#### Written exercise
Look through the entries below and extract exactly the lines from the one containing "Write the matplotlib code for this chart." through the one containing "y_ticks = [0, 10, 20, 30, 40, 50, 60]", ends included.

Figure scripts
============================================================

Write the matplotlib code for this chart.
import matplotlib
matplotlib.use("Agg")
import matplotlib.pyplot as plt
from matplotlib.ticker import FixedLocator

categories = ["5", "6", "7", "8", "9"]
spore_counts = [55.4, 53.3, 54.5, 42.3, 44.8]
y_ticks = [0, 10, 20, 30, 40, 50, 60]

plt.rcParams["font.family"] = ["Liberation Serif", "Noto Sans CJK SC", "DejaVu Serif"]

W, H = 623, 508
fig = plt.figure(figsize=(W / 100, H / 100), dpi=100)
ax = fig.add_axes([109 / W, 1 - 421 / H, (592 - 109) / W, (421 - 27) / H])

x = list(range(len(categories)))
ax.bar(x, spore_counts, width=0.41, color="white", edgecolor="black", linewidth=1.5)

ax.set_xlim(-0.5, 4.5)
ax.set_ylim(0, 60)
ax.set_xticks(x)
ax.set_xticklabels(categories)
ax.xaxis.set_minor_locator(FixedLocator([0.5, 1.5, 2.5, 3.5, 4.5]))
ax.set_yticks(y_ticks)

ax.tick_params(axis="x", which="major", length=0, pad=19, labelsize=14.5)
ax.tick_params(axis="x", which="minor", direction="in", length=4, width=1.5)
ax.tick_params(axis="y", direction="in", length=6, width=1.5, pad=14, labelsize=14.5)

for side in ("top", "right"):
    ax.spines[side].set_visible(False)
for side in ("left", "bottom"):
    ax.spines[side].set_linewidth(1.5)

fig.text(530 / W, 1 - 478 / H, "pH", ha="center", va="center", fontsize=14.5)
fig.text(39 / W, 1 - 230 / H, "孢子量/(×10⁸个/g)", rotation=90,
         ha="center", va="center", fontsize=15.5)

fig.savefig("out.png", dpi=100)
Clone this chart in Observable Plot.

============================================================

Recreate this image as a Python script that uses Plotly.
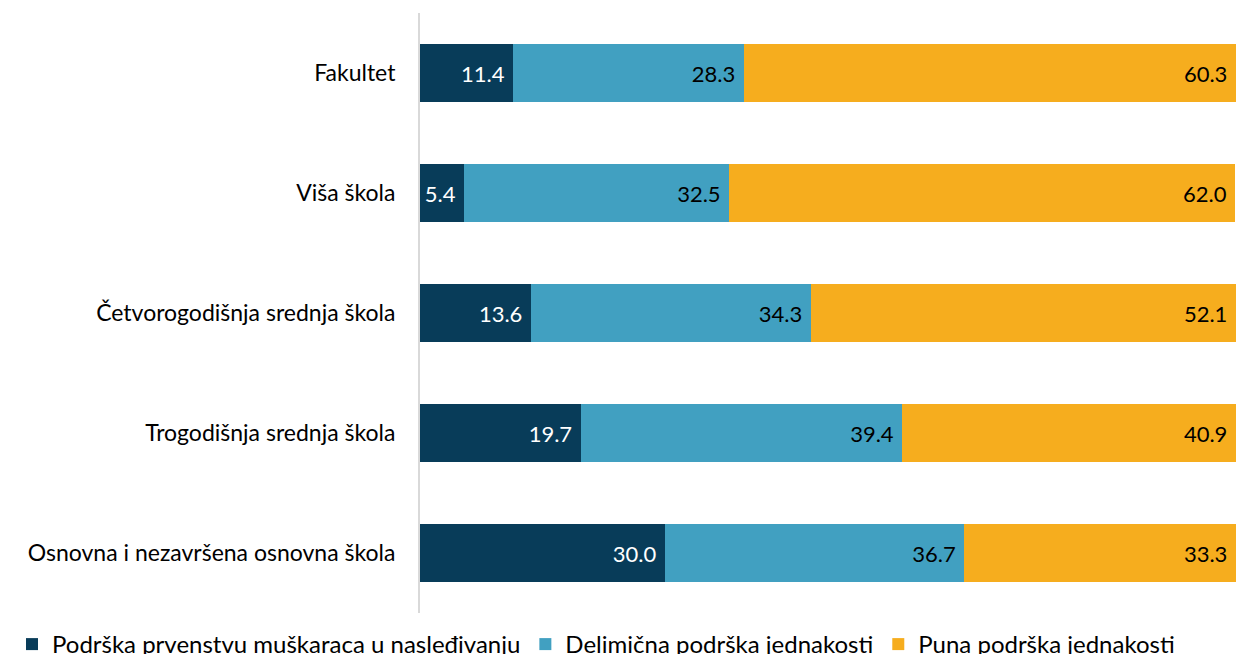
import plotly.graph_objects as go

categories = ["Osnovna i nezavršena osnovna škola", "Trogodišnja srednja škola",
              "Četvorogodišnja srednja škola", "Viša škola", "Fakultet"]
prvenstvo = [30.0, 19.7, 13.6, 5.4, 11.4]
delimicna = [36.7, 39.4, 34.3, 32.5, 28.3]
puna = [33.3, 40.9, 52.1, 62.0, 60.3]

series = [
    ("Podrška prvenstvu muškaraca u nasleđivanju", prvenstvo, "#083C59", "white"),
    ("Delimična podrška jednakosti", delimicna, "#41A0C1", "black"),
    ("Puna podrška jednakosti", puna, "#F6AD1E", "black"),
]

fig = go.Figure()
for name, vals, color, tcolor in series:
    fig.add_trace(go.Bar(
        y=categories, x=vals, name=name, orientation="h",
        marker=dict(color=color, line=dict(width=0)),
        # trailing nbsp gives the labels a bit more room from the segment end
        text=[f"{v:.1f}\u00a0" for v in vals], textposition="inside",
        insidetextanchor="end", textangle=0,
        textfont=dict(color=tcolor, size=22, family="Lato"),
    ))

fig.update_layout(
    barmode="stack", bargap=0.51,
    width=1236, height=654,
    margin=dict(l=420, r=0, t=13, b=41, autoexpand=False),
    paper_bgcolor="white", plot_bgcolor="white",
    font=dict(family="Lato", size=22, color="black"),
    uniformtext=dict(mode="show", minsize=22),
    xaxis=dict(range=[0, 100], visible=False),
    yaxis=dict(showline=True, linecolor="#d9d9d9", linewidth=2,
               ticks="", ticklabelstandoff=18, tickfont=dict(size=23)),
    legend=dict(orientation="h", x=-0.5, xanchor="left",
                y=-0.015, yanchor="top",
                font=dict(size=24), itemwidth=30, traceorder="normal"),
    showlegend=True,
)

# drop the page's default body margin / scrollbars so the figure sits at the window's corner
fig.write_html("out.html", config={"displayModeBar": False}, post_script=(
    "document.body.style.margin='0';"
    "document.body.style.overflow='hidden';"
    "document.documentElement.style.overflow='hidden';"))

============================================================

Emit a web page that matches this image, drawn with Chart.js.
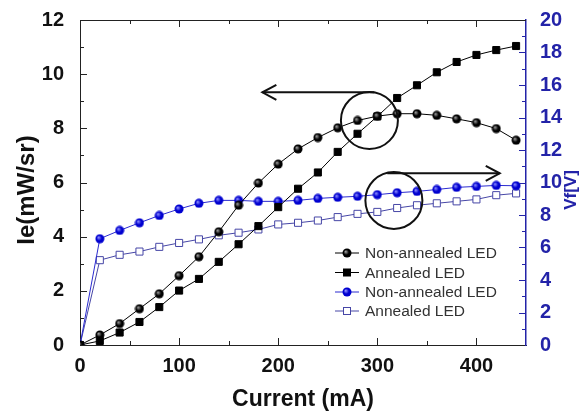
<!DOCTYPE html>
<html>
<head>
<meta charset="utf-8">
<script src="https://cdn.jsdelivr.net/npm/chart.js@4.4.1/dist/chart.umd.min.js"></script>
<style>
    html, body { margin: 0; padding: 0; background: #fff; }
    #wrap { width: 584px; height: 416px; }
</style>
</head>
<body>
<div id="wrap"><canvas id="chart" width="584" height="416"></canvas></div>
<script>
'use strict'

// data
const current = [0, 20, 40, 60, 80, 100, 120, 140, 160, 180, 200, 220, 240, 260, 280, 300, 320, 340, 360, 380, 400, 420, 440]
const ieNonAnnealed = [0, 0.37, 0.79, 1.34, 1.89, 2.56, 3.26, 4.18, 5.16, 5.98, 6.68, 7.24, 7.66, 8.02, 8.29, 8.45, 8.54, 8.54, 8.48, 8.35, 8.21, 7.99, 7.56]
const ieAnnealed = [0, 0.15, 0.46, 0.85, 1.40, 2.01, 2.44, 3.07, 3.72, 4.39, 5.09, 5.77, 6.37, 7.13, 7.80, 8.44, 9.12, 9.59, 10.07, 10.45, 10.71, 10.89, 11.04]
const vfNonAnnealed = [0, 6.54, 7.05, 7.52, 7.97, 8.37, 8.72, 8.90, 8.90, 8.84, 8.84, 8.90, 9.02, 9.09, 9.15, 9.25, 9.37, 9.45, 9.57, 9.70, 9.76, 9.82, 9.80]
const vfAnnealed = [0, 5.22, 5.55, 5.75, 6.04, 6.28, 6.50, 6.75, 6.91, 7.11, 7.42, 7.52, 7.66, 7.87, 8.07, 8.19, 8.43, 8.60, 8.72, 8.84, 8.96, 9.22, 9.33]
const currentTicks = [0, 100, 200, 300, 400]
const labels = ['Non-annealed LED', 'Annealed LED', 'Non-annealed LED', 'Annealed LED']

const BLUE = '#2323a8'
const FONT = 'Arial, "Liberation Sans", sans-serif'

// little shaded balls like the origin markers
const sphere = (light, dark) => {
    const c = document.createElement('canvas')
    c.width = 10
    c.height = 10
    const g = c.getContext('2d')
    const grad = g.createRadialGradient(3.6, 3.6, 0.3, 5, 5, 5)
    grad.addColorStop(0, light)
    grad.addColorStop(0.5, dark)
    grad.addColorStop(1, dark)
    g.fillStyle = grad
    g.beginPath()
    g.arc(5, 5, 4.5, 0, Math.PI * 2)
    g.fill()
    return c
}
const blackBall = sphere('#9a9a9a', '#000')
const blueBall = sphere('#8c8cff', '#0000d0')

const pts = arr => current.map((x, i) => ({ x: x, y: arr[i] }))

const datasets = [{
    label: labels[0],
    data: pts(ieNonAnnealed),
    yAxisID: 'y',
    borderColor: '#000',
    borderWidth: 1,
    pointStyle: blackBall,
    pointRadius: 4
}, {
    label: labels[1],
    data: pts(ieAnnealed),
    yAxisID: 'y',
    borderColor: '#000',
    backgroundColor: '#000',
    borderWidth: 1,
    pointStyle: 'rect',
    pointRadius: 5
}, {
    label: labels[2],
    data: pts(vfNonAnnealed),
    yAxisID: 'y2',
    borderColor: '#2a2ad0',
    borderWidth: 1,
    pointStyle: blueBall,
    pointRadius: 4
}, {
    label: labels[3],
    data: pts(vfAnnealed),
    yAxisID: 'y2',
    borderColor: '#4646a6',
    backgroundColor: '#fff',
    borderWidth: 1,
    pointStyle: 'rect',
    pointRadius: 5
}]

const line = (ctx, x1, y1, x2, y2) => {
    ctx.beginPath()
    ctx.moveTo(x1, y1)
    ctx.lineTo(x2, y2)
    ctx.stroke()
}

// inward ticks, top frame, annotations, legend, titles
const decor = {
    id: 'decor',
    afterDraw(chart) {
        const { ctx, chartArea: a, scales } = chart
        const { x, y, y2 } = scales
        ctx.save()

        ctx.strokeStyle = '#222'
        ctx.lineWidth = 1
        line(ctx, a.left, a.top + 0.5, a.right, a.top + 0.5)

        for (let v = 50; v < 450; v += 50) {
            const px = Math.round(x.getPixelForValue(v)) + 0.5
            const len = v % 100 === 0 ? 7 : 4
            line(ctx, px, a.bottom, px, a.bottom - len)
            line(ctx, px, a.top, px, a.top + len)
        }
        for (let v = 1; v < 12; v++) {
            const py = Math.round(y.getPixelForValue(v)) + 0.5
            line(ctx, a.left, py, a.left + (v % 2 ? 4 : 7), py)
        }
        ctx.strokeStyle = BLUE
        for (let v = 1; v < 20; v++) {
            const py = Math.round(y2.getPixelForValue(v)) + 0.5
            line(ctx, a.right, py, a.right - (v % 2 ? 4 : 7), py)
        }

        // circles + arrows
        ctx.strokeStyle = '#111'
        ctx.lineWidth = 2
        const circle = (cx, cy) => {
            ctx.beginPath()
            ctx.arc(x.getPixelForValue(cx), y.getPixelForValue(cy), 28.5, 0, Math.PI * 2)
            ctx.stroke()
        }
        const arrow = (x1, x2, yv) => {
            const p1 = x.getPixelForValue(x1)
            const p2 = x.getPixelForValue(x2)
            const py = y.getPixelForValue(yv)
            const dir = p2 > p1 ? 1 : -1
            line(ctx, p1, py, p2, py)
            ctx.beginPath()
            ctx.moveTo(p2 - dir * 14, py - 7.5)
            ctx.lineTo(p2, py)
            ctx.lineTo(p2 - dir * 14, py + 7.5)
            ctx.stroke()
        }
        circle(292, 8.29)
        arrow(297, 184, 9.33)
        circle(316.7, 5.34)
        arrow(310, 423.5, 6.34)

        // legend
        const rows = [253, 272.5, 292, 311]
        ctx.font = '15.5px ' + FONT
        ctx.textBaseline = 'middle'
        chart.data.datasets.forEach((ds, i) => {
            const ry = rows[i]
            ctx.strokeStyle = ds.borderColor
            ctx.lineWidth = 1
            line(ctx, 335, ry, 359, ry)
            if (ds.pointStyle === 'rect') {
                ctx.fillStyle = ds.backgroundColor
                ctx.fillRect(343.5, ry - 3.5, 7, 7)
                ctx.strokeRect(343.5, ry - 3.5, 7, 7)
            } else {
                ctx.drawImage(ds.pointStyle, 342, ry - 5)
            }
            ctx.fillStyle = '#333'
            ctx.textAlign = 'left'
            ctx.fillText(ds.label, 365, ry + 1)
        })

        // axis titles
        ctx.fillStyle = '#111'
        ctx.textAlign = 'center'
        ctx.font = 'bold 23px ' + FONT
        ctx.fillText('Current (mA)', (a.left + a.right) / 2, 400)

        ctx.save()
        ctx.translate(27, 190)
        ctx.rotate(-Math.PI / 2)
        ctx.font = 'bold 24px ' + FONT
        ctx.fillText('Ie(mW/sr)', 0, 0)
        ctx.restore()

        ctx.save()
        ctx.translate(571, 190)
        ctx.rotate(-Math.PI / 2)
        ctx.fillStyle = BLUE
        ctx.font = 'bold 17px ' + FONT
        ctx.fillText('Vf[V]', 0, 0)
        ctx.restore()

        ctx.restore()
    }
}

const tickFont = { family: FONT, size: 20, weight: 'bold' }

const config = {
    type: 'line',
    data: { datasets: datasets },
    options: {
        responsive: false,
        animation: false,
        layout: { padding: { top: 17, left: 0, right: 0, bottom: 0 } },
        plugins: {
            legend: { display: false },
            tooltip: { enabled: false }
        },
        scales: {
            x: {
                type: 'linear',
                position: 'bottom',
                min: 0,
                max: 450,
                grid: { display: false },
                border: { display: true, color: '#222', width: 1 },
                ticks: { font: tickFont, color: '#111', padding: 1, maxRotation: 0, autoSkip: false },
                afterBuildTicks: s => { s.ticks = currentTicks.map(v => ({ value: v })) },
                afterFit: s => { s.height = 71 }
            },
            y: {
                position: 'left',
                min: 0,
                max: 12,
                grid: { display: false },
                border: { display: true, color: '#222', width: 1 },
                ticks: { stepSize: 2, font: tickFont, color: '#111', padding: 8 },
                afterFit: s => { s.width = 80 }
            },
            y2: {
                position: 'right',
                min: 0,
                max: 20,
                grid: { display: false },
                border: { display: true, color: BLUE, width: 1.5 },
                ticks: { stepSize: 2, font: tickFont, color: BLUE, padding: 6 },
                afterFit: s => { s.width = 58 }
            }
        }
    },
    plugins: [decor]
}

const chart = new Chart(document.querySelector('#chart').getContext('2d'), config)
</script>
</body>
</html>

============================================================

#### Exercise response
Write the matplotlib code for this chart.
import matplotlib
matplotlib.use("Agg")
import matplotlib.pyplot as plt
from matplotlib.ticker import FixedLocator

categories = ["5", "6", "7", "8", "9"]
spore_counts = [55.4, 53.3, 54.5, 42.3, 44.8]
y_ticks = [0, 10, 20, 30, 40, 50, 60]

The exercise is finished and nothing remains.